Today I did something I have never done before. I submitted queries to literary agents. It all sounds so professional and, honestly, I am not sure if it was a completely absurd thing to do. Maybe my writing is crap these days. When I write something that might be good I second guess my self. Maybe I am too sleep deprived to know the difference between good and bad these days. Maybe my brain has stewed too long in alternative facts and late night sessions of candy crush breastfeeding.
But it doesn’t matter if it is absurd. It doesn’t matter if the book I am currently pitching is atrocious. What matters is that for the first time in my life I am submitting to agents. I am going down this road and jumping in with as much courage as I can muster. Because even if writing is hard right now and it is not the ideal time to be creative, it IS an opportunity to jump into a profession that many people don’t get the opportunity to try.
Two years of paid leave. Of course it is not holing up in a shack on a beach somewhere with nothing but a notebook. That would be ideal. There are interruptions. There is exhaustion. There is the fact that I have not had an hour of alone time in over a month… there’s all of that. But, then there is this little glimmer of hope. There is the fact that I am financially solvent for the next two years. Yes, I have a lot on my plate with two kids, but I don’t have a 9-5. That is something. And it is something that I have to take advantage of.

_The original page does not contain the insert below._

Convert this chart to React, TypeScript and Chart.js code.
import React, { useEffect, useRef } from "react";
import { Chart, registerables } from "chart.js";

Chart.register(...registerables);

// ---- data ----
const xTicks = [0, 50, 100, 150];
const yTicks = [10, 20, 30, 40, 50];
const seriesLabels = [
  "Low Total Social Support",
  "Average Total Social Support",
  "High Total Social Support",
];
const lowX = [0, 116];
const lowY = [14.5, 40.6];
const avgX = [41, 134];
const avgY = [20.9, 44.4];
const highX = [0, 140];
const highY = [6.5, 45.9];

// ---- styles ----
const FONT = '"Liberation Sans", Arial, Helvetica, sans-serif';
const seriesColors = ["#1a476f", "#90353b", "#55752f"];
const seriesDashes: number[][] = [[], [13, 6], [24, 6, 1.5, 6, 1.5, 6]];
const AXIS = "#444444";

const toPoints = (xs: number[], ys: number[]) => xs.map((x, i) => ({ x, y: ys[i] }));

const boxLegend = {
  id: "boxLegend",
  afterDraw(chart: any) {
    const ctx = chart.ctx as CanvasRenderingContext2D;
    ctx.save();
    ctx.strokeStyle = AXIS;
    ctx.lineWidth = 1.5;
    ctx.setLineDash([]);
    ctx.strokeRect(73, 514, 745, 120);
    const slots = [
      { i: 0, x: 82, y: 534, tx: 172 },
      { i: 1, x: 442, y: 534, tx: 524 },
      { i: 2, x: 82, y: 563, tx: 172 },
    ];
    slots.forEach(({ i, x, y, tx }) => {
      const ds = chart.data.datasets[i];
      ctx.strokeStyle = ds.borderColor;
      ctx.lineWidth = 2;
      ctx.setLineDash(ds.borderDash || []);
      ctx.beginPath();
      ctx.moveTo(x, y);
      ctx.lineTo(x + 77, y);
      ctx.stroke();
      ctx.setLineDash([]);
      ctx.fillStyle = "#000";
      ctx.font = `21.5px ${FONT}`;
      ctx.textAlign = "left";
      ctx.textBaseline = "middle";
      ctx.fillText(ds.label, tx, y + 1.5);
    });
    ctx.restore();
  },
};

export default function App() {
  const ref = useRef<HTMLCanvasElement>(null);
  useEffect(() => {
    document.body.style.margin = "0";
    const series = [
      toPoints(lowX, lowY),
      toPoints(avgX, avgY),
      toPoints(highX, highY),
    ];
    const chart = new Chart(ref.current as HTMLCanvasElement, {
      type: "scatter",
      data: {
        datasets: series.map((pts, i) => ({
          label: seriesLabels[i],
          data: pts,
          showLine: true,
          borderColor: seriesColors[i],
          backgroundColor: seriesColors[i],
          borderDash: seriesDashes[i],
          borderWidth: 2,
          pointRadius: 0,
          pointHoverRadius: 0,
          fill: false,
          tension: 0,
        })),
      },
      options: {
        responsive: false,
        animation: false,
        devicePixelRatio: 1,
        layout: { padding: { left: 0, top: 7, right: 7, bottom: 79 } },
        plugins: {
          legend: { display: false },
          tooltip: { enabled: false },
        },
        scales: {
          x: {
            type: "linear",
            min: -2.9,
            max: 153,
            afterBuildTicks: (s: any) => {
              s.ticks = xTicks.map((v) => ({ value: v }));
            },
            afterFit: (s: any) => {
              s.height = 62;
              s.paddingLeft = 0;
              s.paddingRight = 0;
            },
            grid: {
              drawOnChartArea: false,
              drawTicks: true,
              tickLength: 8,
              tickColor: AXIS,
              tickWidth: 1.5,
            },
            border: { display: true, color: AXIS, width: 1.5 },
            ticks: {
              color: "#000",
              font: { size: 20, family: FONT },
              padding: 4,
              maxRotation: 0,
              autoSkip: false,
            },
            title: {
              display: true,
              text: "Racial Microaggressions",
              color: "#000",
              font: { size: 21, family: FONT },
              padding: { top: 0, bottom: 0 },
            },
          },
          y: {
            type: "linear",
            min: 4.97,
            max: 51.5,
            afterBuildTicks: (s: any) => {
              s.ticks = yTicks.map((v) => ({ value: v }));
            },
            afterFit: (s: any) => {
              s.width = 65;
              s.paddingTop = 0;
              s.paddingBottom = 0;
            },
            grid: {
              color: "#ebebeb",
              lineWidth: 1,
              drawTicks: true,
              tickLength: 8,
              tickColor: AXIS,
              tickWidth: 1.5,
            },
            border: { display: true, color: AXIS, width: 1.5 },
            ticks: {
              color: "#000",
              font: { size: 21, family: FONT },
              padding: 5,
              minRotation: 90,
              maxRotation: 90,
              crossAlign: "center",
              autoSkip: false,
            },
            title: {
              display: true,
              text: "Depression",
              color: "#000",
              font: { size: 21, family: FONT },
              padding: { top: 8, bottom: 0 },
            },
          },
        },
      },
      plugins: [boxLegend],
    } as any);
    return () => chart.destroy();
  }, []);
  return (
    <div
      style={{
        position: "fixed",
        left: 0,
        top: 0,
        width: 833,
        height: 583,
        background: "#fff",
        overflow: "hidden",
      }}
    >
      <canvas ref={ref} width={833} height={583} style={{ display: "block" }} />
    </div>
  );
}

So I queried a few agents. I love saying that. I love thinking about my emails, sitting in their inboxes, waiting to be opened. I wonder how many emails are ahead of mine. Is mine already buried in a cascade of other hopefuls- just as proud and scared as I am? I wonder how much of my package they will read. I imagine them coming in from lunch, going back to their computer and saying, “Let’s see, let’s see… at least she follows instructions.”
Maybe they will get through the letter. Maybe they will get through the synopsis. But I am holding out for them to get through the first ten pages and want more. I am waiting for that email saying, “We’re interested!” What are the chances? 1 in 20,000? Something like that. But, hey, 1 in 20,000 is better than none in none, so I’ll take it.